Ingredients such as coconut, ginger and shallots are used frequently in cooking on the Indonesian island of Bali. Photo Credit: TW photo by Tom Stieghorst

ABOARD THE SILVER MUSE -- The cuisine of the Indonesian island of Bali is pretty far removed from the experience of North Americans.

While there are some Indonesian restaurants in the U.S., few if any specialize in dishes from Bali (the sole Hindu island in a nation that is predominantly Muslim), even though Bali is Indonesia's most popular tourist destination.

So, getting to spend parts of four days learning about Balinese cooking, and making a few dishes, provided a window into the culture and cuisine of this distant and intriguing place.

A group of journalists had been asked to join a cruise from Bali to Manila to experience a new regional culinary program being developed by Silversea Cruises. Called Sea and Land Taste (SALT), the program is being refined for its debut on the Silver Moon, scheduled for delivery in 2020.

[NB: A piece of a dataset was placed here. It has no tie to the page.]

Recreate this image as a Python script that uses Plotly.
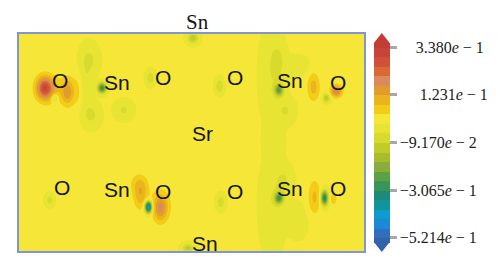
import numpy as np
import plotly.graph_objects as go

# ---- data (grid units: x 0..349, y 0..217, y up) ----
# charge-density-difference lobes
lobe_x  = [26, 49, 36, 84, 71, 67, 73, 106, 133, 203, 176, 263, 256, 256,
           298, 311, 321, 31, 131, 123, 143, 121, 204, 263, 299, 309, 318, 171,
           262, 270, 282, 258, 268, 282, 38, 60, 144]
lobe_y  = [163, 159, 153, 163, 191, 163, 136, 141, 173, 165, 213, 161, 175, 45,
           164, 153, 160, 51, 44, 56, 43, 68, 49, 53, 54, 53, 52, 3,
           190, 140, 185, 110, 70, 30, 160, 160, 46]
lobe_a  = [0.28, 0.12, -0.12, -0.30, -0.06, -0.06, -0.06, -0.055, -0.08, -0.09, -0.12, -0.24, -0.04, -0.04,
           0.10, -0.14, 0.21, -0.07, -0.48, 0.11, 0.14, 0.05, -0.08, -0.26, 0.09, -0.34, 0.08, -0.12,
           -0.045, -0.05, -0.045, -0.04, -0.05, -0.045, 0.06, 0.05, 0.05]
lobe_sx = [6, 4, 2.5, 3, 6, 4, 6, 6, 3, 3, 4, 3, 8, 8,
           4.5, 2.5, 4, 3, 2.5, 5, 5, 7, 3, 3, 4.5, 2.5, 2.5, 4,
           5, 6, 7, 6, 6, 6, 10, 6, 8]
lobe_sy = [8, 9, 3, 3.5, 10, 14, 8, 6, 5, 5, 4, 4, 30, 30,
           10, 3, 4, 4, 4, 10, 9, 7, 5, 4, 12, 5, 4, 3,
           12, 8, 6, 10, 10, 10, 10, 12, 12]

# atom labels
atom_text = ["O", "Sn", "O", "O", "Sn", "O", "Sr", "O", "Sn", "O", "O", "Sn", "O", "Sn"]
atom_x    = [41, 99, 146, 219, 274, 323, 186, 43, 99, 146, 219, 274, 323, 188]
atom_y    = [171, 169, 174, 174, 171, 169, 118, 64, 62, 60, 60, 63, 63, 8]
top_label = "Sn"

# colour bar
zmin, zmax = -0.5214, 0.338
tick_vals = [0.338, 0.1231, -0.0917, -0.3065, -0.5214]
tick_text = ["\u2002\u00a0\u00a03.380<i>e</i> − 1", "\u2002\u00a0\u00a0\u00a01.231<i>e</i> − 1",
             "−9.170<i>e</i> − 2", "−3.065<i>e</i> − 1", "−5.214<i>e</i> − 1"]
band_colors = ["#3462a8", "#2f6fbd", "#1a8ad6", "#0e9ccc", "#12949a", "#1c8c78", "#3a9656",
               "#5ea044", "#86ae38", "#a8bc2e", "#c2cc28", "#d8da2e", "#e8e434", "#f5e638",
               "#f2cc16", "#eab41c", "#e29c2c", "#dc8a5c", "#d86a34", "#d2503a", "#c8443a", "#c43c36"]

# ---- build field ----
gx = np.linspace(0, 349, 350)
gy = np.linspace(0, 217, 218)
X, Y = np.meshgrid(gx, gy)
Z = np.zeros_like(X)
for x0, y0, a, sx, sy in zip(lobe_x, lobe_y, lobe_a, lobe_sx, lobe_sy):
    Z += a * np.exp(-(((X - x0) / sx) ** 2 + ((Y - y0) / sy) ** 2) / 2)

nb = len(band_colors) - 1
cscale = [[i / nb, c] for i, c in enumerate(band_colors)]
step = (zmax - zmin) / 20

fig = go.Figure(go.Contour(
    x=gx, y=gy, z=Z,
    contours=dict(start=zmin, end=zmax, size=step, coloring="fill"),
    line=dict(width=0),
    colorscale=cscale,
    colorbar=dict(
        x=(378 - 19) / 349, xanchor="left",
        y=(251 - 142.5) / 217, yanchor="middle",
        thickness=16, len=200, lenmode="pixels", xpad=0, ypad=0,
        outlinewidth=0, tickvals=tick_vals, ticktext=tick_text,
        ticks="outside", ticklen=7, tickwidth=3, tickcolor="#a8a8a8",
        tickfont=dict(family="Liberation Serif", size=16, color="#222"),
    ),
    hoverinfo="skip",
))

# colour-bar end arrows
def px2paper(px, py):
    return (px - 19) / 349, (251 - py) / 217
ax0, ay0 = px2paper(378, 43)
ax1, _ = px2paper(394, 43)
amx, aty = px2paper(386, 33)
_, by0 = px2paper(378, 242)
_, bty = px2paper(386, 252)
fig.add_shape(type="path", xref="paper", yref="paper",
              path=f"M{ax0},{ay0} L{ax1},{ay0} L{amx},{aty} Z",
              fillcolor=band_colors[-1], line=dict(width=0))
fig.add_shape(type="path", xref="paper", yref="paper",
              path=f"M{ax0},{by0} L{ax1},{by0} L{amx},{bty} Z",
              fillcolor=band_colors[0], line=dict(width=0))

for t, x, y in zip(atom_text, atom_x, atom_y):
    fig.add_annotation(x=x, y=y, text=t, showarrow=False,
                       font=dict(family="Liberation Sans", size=21, color="#151515"))
tx, ty = px2paper(200, 22)
fig.add_annotation(x=tx, y=ty, xref="paper", yref="paper", xanchor="center", yanchor="middle",
                   text=top_label, showarrow=False,
                   font=dict(family="Liberation Serif", size=21, color="#151515"))

axis = dict(showticklabels=False, showgrid=False, zeroline=False, ticks="",
            showline=True, mirror=True, linecolor="#8094d8", linewidth=1.5)
fig.update_layout(
    width=500, height=271, margin=dict(l=19, r=132, t=34, b=20),
    paper_bgcolor="white", plot_bgcolor="white",
    xaxis=dict(range=[0, 349], **axis),
    yaxis=dict(range=[0, 217], **axis),
)
fig.write_html("out.html")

Food journalist Maya Kerthyasa, formerly part of the editorial team at Australian Gourmet Traveler magazine, mixes a traditional Balinese dish in a demonstration for media members aboard the Silver Muse cruise ship.
Food journalist Maya Kerthyasa, formerly part of the editorial team at Australian Gourmet Traveler magazine, mixes a traditional Balinese dish in a demonstration for media members aboard the Silver Muse cruise ship. Photo Credit: TW photo by Tom Stieghorst

The three pillars of the program are ingredients, technique and people. We got a good exposure to all three in presentations by food journalist Maya Kerthyasa, who was raised in a royal palace in Bali and now splits time between her homeland and Perth, Australia.

To start with, Kerthyasa familiarized us with Balinese ingredients. Some, such as shallots, chilis, garlic and ginger, are standards in Western cooking. Others, such as fern tips, torch ginger flowers, galangal and moringa leaves, were more exotic.

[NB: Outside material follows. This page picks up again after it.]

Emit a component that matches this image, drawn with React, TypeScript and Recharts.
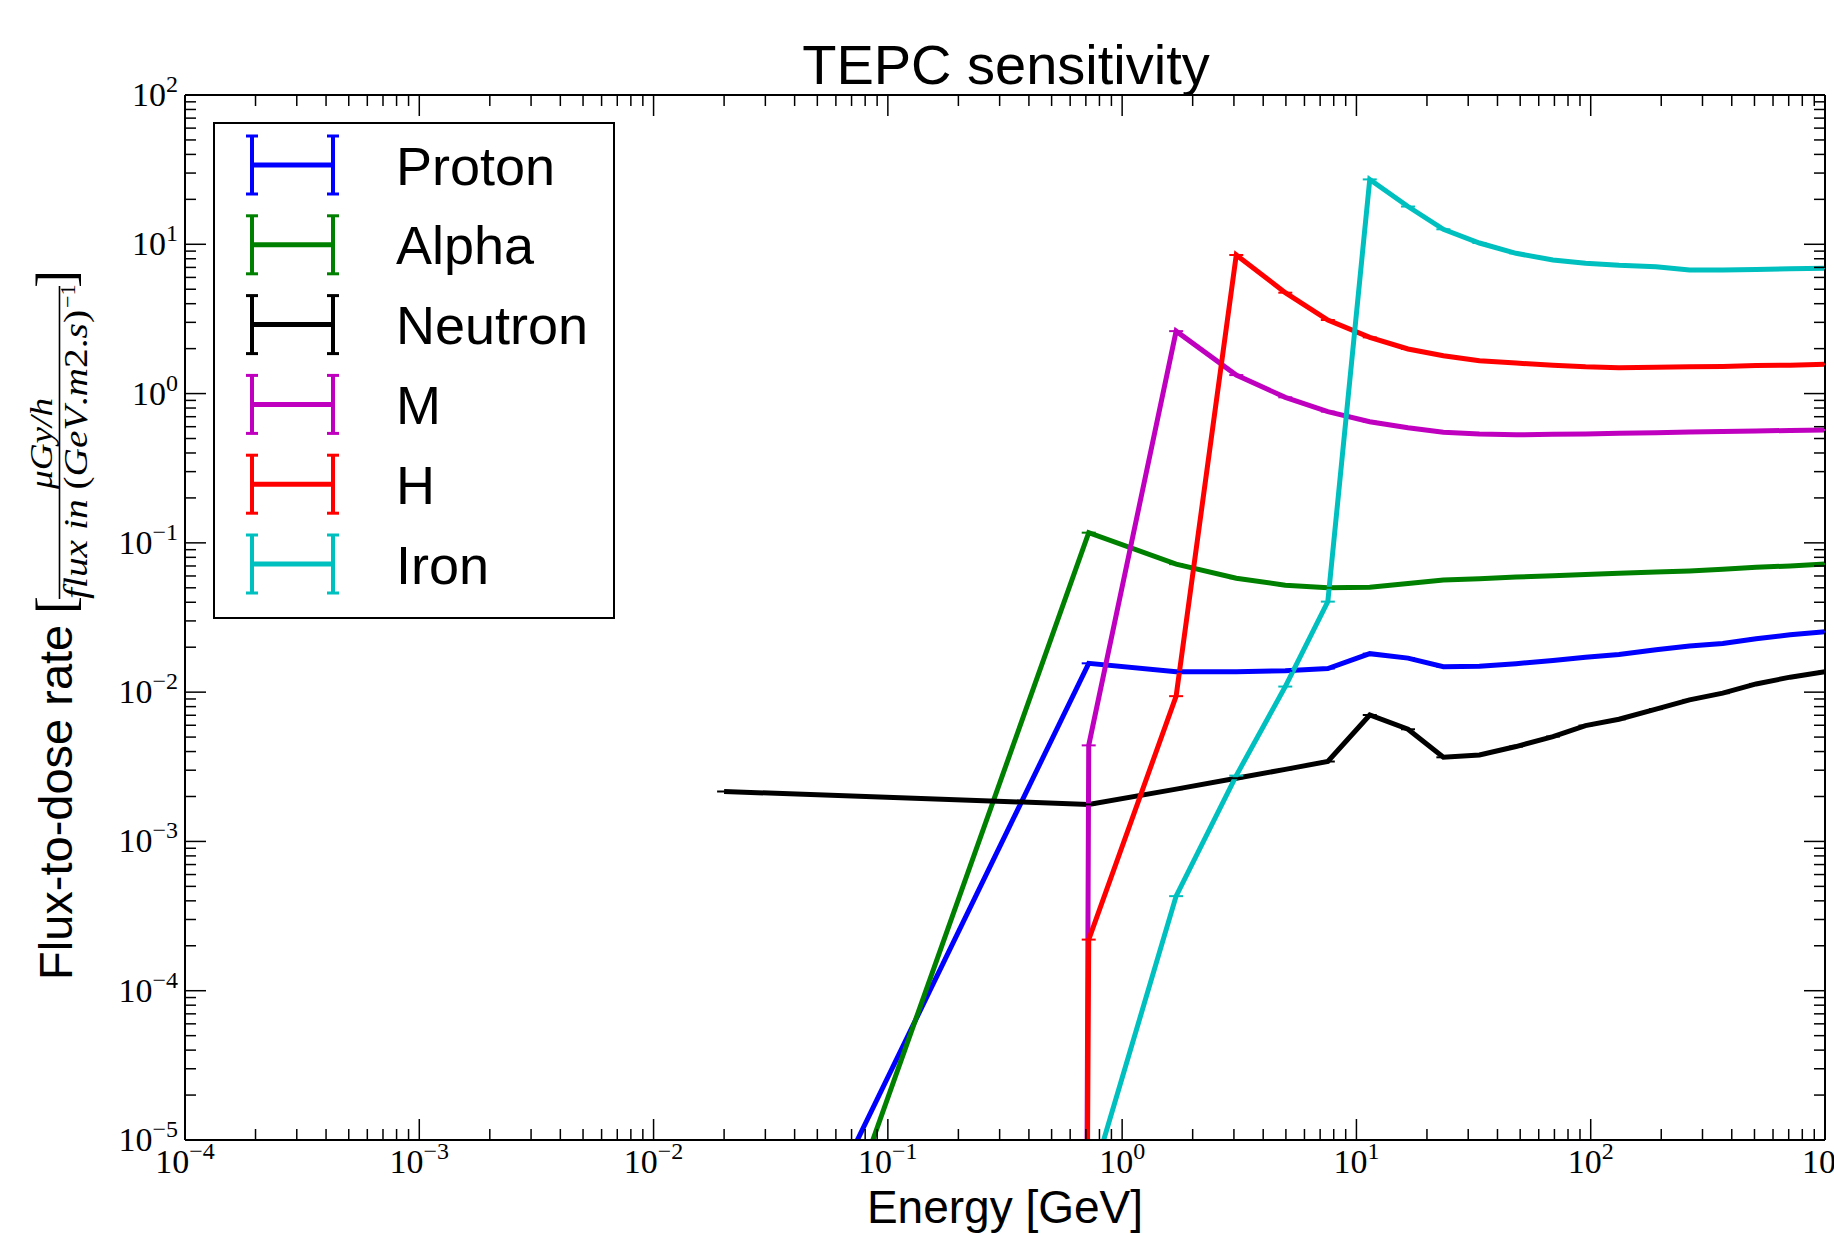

Coconut, in all its forms, is a big ingredient in Balinese fare. A wide variety of spices are also used, particularly in combination with coconut oil and chopped greens to make spice pastes as a cooking base.

When it comes to technique, bring your knives and watch your fingers. Things tend to be chopped very finely in Balinese cooking, part of the spiritual side of the cuisine. "Food is like an offering," said Kerthyasa. "So, it really has to look beautiful."

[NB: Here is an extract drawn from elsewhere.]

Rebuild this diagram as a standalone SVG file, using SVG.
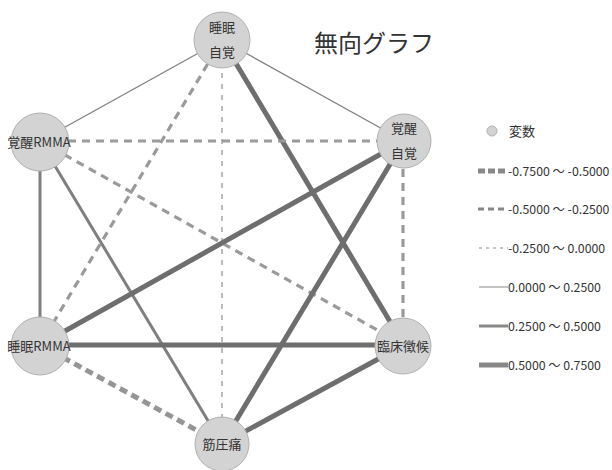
<svg xmlns="http://www.w3.org/2000/svg" width="612" height="470" viewBox="0 0 612 470">
<style>
text{font-family:"Noto Sans CJK JP","Noto Sans",sans-serif;fill:#333}
.n circle{fill:#d3d3d3;stroke:#b0b0b0;stroke-width:1}
.nl{font-size:13px;text-anchor:middle}
.lg{font-size:12.3px}
.s1{stroke:#808080;stroke-width:1.3;fill:none}
.s2{stroke:#7f7f7f;stroke-width:3;fill:none}
.s3{stroke:#6e6e6e;stroke-width:5;fill:none}
.d1{stroke:#a6a6a6;stroke-width:1.5;stroke-dasharray:5 6;fill:none}
.d2{stroke:#9a9a9a;stroke-width:3.2;stroke-dasharray:8 6;fill:none}
.d3{stroke:#959595;stroke-width:5;stroke-dasharray:8 5;fill:none}
</style>
<g id="edges">
<line class="s1" x1="222" y1="40" x2="404" y2="141"/>
<line class="s1" x1="222" y1="40" x2="40" y2="141"/>
<line class="s3" x1="222" y1="40" x2="404" y2="345"/>
<line class="d1" x1="222" y1="40" x2="222" y2="444"/>
<line class="d2" x1="222" y1="40" x2="40" y2="345"/>
<line class="d2" x1="40" y1="141" x2="404" y2="141"/>
<line class="d2" x1="40" y1="141" x2="404" y2="345"/>
<line class="s2" x1="40" y1="141" x2="40" y2="345"/>
<line class="s2" x1="40" y1="141" x2="222" y2="444"/>
<line class="s3" x1="404" y1="141" x2="40" y2="345"/>
<line class="s3" x1="404" y1="141" x2="222" y2="444"/>
<line class="d2" x1="403" y1="141" x2="403" y2="345"/>
<line class="s3" x1="40" y1="345" x2="404" y2="345"/>
<line class="d3" x1="40" y1="345" x2="222" y2="444"/>
<line class="s3" x1="404" y1="345" x2="222" y2="444"/>
</g>
<g id="n-suimin-jikaku" class="n"><circle cx="222" cy="40" r="28"/><text class="nl" x="222" y="32">睡眠</text><text class="nl" x="222" y="57">自覚</text></g>
<g id="n-kakusei-jikaku" class="n"><circle cx="404" cy="141" r="27"/><text class="nl" x="404" y="133">覚醒</text><text class="nl" x="404" y="158">自覚</text></g>
<g id="n-kakusei-rmma" class="n"><circle cx="40" cy="142" r="29"/><text class="nl" x="39" y="147">覚醒RMMA</text></g>
<g id="n-suimin-rmma" class="n"><circle cx="40" cy="346" r="29"/><text class="nl" x="39" y="351">睡眠RMMA</text></g>
<g id="n-rinsho" class="n"><circle cx="403" cy="346" r="28"/><text class="nl" x="403" y="351">臨床徴候</text></g>
<g id="n-kinatsu" class="n"><circle cx="222" cy="444" r="27"/><text class="nl" x="222" y="449">筋圧痛</text></g>
<text x="314" y="52" style="font-size:24px">無向グラフ</text>
<g id="legend">
<circle cx="492" cy="131" r="5" fill="#d3d3d3" stroke="#b0b0b0"/>
<text x="509" y="136" style="font-size:13px">変数</text>
<line x1="478" y1="171" x2="508" y2="171" stroke="#888" stroke-width="5" stroke-dasharray="7 3"/>
<text class="lg" x="508" y="175.5">-0.7500 〜 -0.5000</text>
<line x1="478" y1="209" x2="508" y2="209" stroke="#888" stroke-width="3" stroke-dasharray="6 4"/>
<text class="lg" x="508" y="213.5">-0.5000 〜 -0.2500</text>
<line x1="479" y1="248" x2="508" y2="248" stroke="#888" stroke-width="1" stroke-dasharray="3 4"/>
<text class="lg" x="508" y="252.5">-0.2500 〜 0.0000</text>
<line x1="479" y1="287" x2="508" y2="287" stroke="#888" stroke-width="1"/>
<text class="lg" x="508" y="291.5">0.0000 〜 0.2500</text>
<line x1="479" y1="326" x2="508" y2="326" stroke="#888" stroke-width="3"/>
<text class="lg" x="508" y="330.5">0.2500 〜 0.5000</text>
<line x1="479" y1="365" x2="508" y2="365" stroke="#888" stroke-width="5"/>
<text class="lg" x="508" y="369.5">0.5000 〜 0.7500</text>
</g>
</svg>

The recipes also tend to be complex because in a traditional home, only one meal is cooked per day, which is then set aside to be consumed as desired. "A lot of things are cooked twice or three times before they make it into the final dish, Kerthyasa said. "There are no one-pot wonders. Everything takes a lot of preparation, a lot of time."

Among the dishes journalists were assigned to prepare was sambal matah, a finely minced chop of garlic, shallots, chilis, ginger, torch ginger flower and kaffir lime leaves that is mixed in a bowl by hand with coconut oil and lime juice to form one of the basic condiments of the Balinese table.

Classic implements, such as this grater and knife, are important to traditional Balinese cooks.
Classic implements, such as this grater and knife, are important to traditional Balinese cooks. Photo Credit: TW photo by Tom Stieghorst

The third leg of the SALT stool, people, was supplied by Kerthyasa's stories of learning to cook from her grandmother, who was the 10th and final wife of her grandfather, an elder in the palace at Ubud.

"She's a very talented cook and she learned a lot from my grandfather, who was a very, very spiritual man," Kerthyasa said.

Many of the traditional and ceremonial recipes in Bali aren't in cookbooks or written down. Kerthyasa is trying to remedy that by compiling a cookbook of Balinese cuisine based on her grandmother's knowledge. One problem: cooperation.

"It's very difficult. I have spent years trying to convince her to not just cook for me but to let me cook with her. I've had to go in there and say I'm not going to leave until you actually let me cook," Kerthyasa said.

Material like that about her grandmother and other relatives added another dimension to what was already an interesting talk, making it more than about food and culture, but also about a human relationship.

"That's what we're looking for in the people we bring onboard," said Adam Sachs, director of the SALT program, "people who know the food intimately, but who can also tell stories."